The attack was the fourth mass-casualty assault on German soil in less than a week — including three involving migrants and two claimed by the Islamic State. Besides the Ansbach bombing, the extremist group also asserted responsibility for an attack in which a 17-year-old ax-wielding Afghan asylum seeker wounded five people on a Bavarian commuter train July 18.
The attacks have fueled a growing sense of foreboding in Germany, which until recently had largely avoided the wave of terrorism that has struck its neighbors.
Authorities are still probing the background of Daleel, who applied for asylum in Germany in 2014. He was issued deportation orders later that year after authorities found out that he had earlier applied for, and received, refugee status in Bulgaria. He was due to be sent back to that country, but his deportation was delayed because of his mental health.
He is on record as having twice attempted suicide and had been detained by police for drug possession and other minor offenses.
On Monday, authorities discovered bombmaking materials in the refugee shelter where he lived.

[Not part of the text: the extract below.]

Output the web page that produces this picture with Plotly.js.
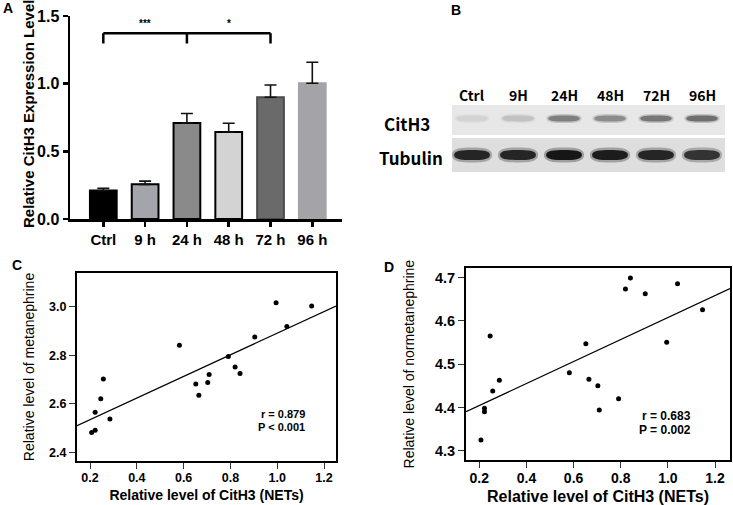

Officials also noted that Sunday’s bombing could have been much worse. Daleel’s backpack was rigged with metal projectiles, and he had tried to enter a music festival where 2,000 people were gathered, but he lacked a ticket and was turned away. He ultimately detonated his bomb near a wine bar in a less-crowded square.

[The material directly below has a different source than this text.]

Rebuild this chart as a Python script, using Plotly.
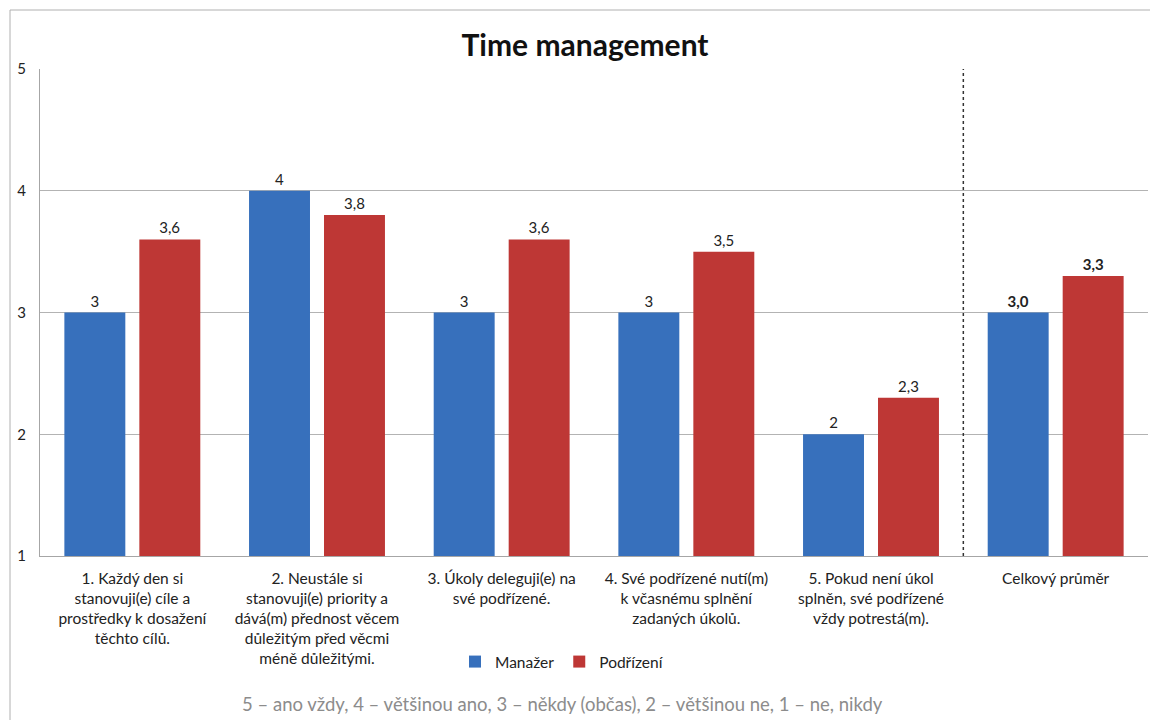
import plotly.graph_objects as go

# Survey statements (category axis) and mean scores per group
categories = [
    "1. Každý den si<br>stanovuji(e) cíle a<br>prostředky k dosažení<br>těchto cílů.",
    "2. Neustále si<br>stanovuji(e) priority a<br>dává(m) přednost věcem<br>důležitým před věcmi<br>méně důležitými.",
    "3. Úkoly deleguji(e) na<br>své podřízené.",
    "4. Své podřízené nutí(m)<br>k včasnému splnění<br>zadaných úkolů.",
    "5. Pokud není úkol<br>splněn, své podřízené<br>vždy potrestá(m).",
    "Celkový průměr",
]
manazer = [3, 4, 3, 3, 2, 3.0]
podrizeni = [3.6, 3.8, 3.6, 3.5, 2.3, 3.3]
y_ticks = [1, 2, 3, 4, 5]
footer = "5 – ano vždy, 4 – většinou ano, 3 – někdy (občas), 2 – většinou ne, 1 – ne, nikdy"

FONT = "Lato, 'Open Sans', sans-serif"
BLUE = "#3770BC"
RED = "#BE3735"

x_pos = list(range(len(categories)))
n_q = len(categories) - 1


def labels(values):
    out = []
    for i, v in enumerate(values):
        if i < n_q:
            out.append(f"{v:g}".replace(".", ","))
        else:
            out.append("<b>" + f"{v:.1f}".replace(".", ",") + "</b>")
    return out


fig = go.Figure()
fig.add_trace(go.Bar(
    x=x_pos, y=manazer, base=0, name="Manažer",
    marker=dict(color=BLUE, line=dict(width=0)),
    text=labels(manazer), textposition="outside",
    textfont=dict(size=15, color="#222222", family=FONT),
    cliponaxis=False,
))
fig.add_trace(go.Bar(
    x=x_pos, y=podrizeni, base=0, name="Podřízení",
    marker=dict(color=RED, line=dict(width=0)),
    text=labels(podrizeni), textposition="outside",
    textfont=dict(size=15, color="#222222", family=FONT),
    cliponaxis=False,
))

# plot area geometry in pixels (used to place paper-referenced decorations)
W, H = 1150, 720
ML, MR, MT, MB = 40, 2, 69, 164
pw, ph = W - ML - MR, H - MT - MB


def px_x(px):
    return (px - ML) / pw


def px_y(py):
    return (H - MB - py) / ph


fig.update_layout(
    width=W, height=H,
    margin=dict(l=ML, r=MR, t=MT, b=MB),
    paper_bgcolor="white", plot_bgcolor="white",
    font=dict(family=FONT, size=15, color="#222222"),
    barmode="group", bargap=0.188, bargroupgap=0.187,
    title=dict(
        text="<b>Time management</b>", x=585 / W,
        xanchor="center",
        y=1 - 45 / H, yanchor="middle", yref="container",
        font=dict(size=30, color="#111111", family=FONT),
    ),
    xaxis=dict(
        range=[-0.5, len(categories) - 0.5],
        tickvals=x_pos, ticktext=categories,
        tickfont=dict(size=15.5, color="#222222"),
        showgrid=False, showline=True, linecolor="#a6a6a6", linewidth=1,
        ticks="", ticklabelstandoff=8, zeroline=False, tickangle=0,
    ),
    yaxis=dict(
        range=[1, 5], tickvals=y_ticks,
        tickfont=dict(size=15, color="#222222"),
        showgrid=True, gridcolor="#b3b3b3", gridwidth=1,
        showline=True, linecolor="#a6a6a6", linewidth=1,
        ticks="", ticklabelstandoff=10, zeroline=False,
    ),
    legend=dict(
        orientation="h", x=px_x(562), xanchor="center",
        y=px_y(662), yanchor="middle",
        font=dict(size=15.5, color="#222222"),
        itemwidth=30, tracegroupgap=0,
    ),
    showlegend=True,
)

# dotted separator between statements and the overall average
fig.add_shape(
    type="line", xref="x", yref="y",
    x0=n_q - 0.5, x1=n_q - 0.5, y0=1, y1=5,
    line=dict(color="#333333", width=1.5, dash="dot"),
)

# chart frame
fig.add_shape(
    type="rect", xref="paper", yref="paper",
    x0=px_x(10), x1=px_x(W + 5), y0=px_y(H + 5), y1=px_y(10),
    line=dict(color="#b0b0b0", width=1), layer="below",
)

fig.add_annotation(
    text=footer, xref="paper", yref="paper",
    x=px_x(562), y=px_y(704), xanchor="center", yanchor="middle",
    showarrow=False, font=dict(size=18.5, color="#8c8c8c"),
)

fig.write_html("out.html")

The biggest mystery is how Daleel was radicalized and whether his contact with the Islamic State began before or after his arrival in Europe.
According to the German tabloid Bild, which obtained a copy of his asylum file, the Syrian man told German officials that he was a Sunni Muslim and had come from Aleppo. He had studied law for one semester and worked in his father’s soap factory.
“A missile had damaged our house, I was heavily injured and brought to Turkey,” he claimed in his asylum application.
Daleel said he left Syria on July 16, 2013. From there, he told authorities, traffickers drove him to Bulgaria, where he filed an asylum request in September 2013.
On April 17, 2014, he said, he flew from Sofia to Vienna on Austrian Airlines, Flight OS 806, Seat 22A, with one suitcase. Austrian police seized him, he told German authorities, and “took my documents.” On April 20, he said, he applied for asylum in Austria but then decided to go to Munich on July 5, where he also applied for asylum in Germany.
Daleel said he had been arrested several times in Syria, by the government and by groups linked to al-Qaeda, allegedly because he had published videos of demonstrations. He told German authorities that his wife and children had died and that his house had been bombed. He said his parents were arrested for demonstrating against the government.
It is not clear what parts, if any, of his story were true.
“I fear death and humiliation,” he told German officials. “I don’t want to carry a weapon against people. I’m afraid to return to Syria, because I could become a murderer.”